Karen Goldberg says …

I am saving all of those jars from our Sweet Leaf Tea Lemonade for a science project for my son's class. They will be dying some water and mixing it will other liquids of different densities. When they shake it up, it will be a wonderfully colorful mixture. When it sits for a short bit, they liquids will settle based on their densities and separate. The mason jars seal well so it will be something good to take home and share with friends. Learning in class is one thing but when a kid can take it home and retell the lesson to someone else, it takes on a whole new life.

barbara says …

I save my jars for storage of my sewing and craft supplies, herbs I dry from my garden, current bugs to identify, dog cookies I make for my poochies and give away, decorated gift jars to fill with candy at holidays, collections of marbles, rocks, loose change,....hope. the wider the mouth the better, glass only of course.

m huse says …

We use glass jars for many things, incluing many of those listed above.

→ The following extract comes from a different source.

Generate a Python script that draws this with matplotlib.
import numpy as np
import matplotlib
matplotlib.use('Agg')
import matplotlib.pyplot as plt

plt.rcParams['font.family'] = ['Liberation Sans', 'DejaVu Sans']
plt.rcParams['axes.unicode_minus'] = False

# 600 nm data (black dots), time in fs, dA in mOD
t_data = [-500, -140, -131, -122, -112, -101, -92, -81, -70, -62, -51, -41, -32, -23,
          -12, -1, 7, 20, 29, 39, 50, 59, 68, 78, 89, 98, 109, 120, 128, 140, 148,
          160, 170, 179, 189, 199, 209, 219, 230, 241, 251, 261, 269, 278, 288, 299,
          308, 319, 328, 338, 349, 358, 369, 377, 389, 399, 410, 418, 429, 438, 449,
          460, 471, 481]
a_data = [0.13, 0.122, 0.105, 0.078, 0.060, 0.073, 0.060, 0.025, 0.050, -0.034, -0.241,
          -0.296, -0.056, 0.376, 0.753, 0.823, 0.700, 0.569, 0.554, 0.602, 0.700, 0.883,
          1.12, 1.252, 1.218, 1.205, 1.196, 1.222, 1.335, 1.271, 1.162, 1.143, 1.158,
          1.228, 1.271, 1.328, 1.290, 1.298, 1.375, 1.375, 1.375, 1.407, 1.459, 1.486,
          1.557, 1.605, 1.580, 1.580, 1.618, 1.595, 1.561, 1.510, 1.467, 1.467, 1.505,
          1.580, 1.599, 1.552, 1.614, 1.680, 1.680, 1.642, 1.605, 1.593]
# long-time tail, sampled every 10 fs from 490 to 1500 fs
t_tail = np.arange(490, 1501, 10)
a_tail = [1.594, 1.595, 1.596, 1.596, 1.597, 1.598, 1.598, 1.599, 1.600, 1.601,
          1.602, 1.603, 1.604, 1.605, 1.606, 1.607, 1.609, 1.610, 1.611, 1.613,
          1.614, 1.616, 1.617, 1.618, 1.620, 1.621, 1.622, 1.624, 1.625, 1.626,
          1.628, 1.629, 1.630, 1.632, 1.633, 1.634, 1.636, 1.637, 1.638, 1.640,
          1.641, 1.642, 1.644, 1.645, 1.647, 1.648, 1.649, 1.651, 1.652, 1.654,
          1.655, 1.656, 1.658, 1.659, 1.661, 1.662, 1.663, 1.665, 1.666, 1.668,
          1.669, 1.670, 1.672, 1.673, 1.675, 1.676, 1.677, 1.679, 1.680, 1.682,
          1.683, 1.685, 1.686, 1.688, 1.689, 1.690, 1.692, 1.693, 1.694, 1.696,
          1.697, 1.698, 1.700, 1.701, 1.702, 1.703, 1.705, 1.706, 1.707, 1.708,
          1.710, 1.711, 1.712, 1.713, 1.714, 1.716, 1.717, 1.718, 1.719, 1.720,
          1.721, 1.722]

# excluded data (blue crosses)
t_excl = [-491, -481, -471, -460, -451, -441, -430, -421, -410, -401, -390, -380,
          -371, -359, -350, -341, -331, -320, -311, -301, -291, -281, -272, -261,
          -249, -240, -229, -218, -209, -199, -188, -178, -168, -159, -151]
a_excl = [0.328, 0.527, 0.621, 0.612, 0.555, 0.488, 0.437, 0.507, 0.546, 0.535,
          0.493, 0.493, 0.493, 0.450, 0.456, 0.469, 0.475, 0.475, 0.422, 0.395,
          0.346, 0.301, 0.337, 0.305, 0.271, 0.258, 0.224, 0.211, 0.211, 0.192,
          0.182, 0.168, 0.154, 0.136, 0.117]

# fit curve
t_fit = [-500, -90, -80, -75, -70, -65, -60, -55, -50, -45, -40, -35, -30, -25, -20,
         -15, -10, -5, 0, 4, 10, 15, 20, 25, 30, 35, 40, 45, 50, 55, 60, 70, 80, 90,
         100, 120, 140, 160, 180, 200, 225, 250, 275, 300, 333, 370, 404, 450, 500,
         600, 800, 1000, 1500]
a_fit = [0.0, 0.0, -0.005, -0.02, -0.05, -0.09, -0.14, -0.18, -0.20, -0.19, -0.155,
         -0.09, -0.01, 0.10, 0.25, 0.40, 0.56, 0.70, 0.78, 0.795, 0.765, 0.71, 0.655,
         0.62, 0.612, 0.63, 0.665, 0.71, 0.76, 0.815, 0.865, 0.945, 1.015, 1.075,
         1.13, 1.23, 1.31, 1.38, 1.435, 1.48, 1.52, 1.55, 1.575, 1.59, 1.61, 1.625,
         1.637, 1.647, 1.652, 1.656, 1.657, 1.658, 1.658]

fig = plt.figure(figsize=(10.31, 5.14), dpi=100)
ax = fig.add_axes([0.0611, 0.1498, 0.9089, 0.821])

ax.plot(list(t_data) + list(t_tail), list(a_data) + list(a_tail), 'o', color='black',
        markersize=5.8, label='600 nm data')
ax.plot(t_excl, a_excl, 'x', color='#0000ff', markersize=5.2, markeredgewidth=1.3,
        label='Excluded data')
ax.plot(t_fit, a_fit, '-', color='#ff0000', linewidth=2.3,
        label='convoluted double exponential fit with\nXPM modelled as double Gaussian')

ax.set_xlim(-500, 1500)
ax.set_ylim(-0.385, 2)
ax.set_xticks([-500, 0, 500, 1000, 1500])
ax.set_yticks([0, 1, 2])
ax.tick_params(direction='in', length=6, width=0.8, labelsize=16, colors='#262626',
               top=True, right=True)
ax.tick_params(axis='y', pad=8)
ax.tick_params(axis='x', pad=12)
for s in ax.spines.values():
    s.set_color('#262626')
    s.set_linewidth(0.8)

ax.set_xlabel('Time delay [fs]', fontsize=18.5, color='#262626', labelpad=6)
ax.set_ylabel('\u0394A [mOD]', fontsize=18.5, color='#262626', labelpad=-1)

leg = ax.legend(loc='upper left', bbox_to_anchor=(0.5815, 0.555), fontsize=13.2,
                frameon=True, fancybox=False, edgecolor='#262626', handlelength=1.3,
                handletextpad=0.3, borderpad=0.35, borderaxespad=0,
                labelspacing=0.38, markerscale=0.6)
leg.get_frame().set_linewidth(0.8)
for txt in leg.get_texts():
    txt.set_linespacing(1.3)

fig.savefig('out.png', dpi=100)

While I like to recycle as much as possible, cleaning the jars can be very wasteful of water usage. This is minimized by washing other dishes on top of the jars first to both clean them and loosen rhe labels, soaking stubborn ones by leaving in used dishwater with some hot water added, waiting until a bunch of labels need soaking and by diverting the dishwasher discharge water into a dishpan (use gloves to empty-do not touch woth your skin!) for soaking.

Sean O'Connor says …

I re-use jars to store smaller items to keep them all organized. One is full of change.

amy says …

I keep my glass bottles to simply drink out of them. these could be jam bottles, milk bottles, pasta sauce, etc. After cleaning them and removing the labels, they take on a very different look. they have characters that you wouldn't have notice before. they come in various sizes so you can use them all different purposes: a small glass of juice, a big glass of water, and good glass of ice-tea. they brighten up your glassware collection and make it fun.

Nina says …

We reuse our glass containers (with the glass lids) from candles for spices and herbs. They look great and we are recycling. Purchase the candles with the lighter scents as it is much easier to thoroughly clean the jars and lids, the plastic portion of the lids sometimes retain some of the candle scent. We usually stay with vanilla or mocha scented candles.

Jessica Swartley says …

I love glass jars! We use them for everything. I am a pickle fanatic so we have alot of pickle jars. I sterelize them before I use them. If the label has a nice look to it I will leave it on and use it for a center piece with candles or tee flowers floating in water. I also like to cut out pictures and modge podge photos all around it or magazine and newpaper clipping so you can see the candle light from the inside. Be creative and have fun.

Mary Ann says …

I use my glass jars in combination with my FoodSaver. They have lids that can be purchased to be used on (wide or small mouth) mason jars. Once the air is sucked out of the jars, the flavor and freshness of the food lasts longer. They can be used on dry ingredients such as coffee beans & nuts or left-overs in the fridge. Anything that can stretch my food dollar has a star in my book.

Marguerite says …

after cleaning the jars, besides using them for storage containers as many have mentioned, I also use them as sterile outdoor drinking jars. I put fresh lemonade in them and can park the jar almost anywhere and not worry about dust or bugs getting into my drink. It's great!

Tracey Sullivan says …

I reuse jars to store left over items that have strong odors, such as scallions, onions, chives, and garlic. the seal is air tight, and they last longer than using plastic wrap or foil.

Wendy says …

My sister reuses her glass jars as drinking glasses for her and her family. She loves how different they all are. Small jars for juice, large jars for water etc.

fran says …

I love glass jars too. However so many of the lids have strong odors that I find impossible to remove, and I can't find replacement lids. Any suggestions on how to banish lid odors?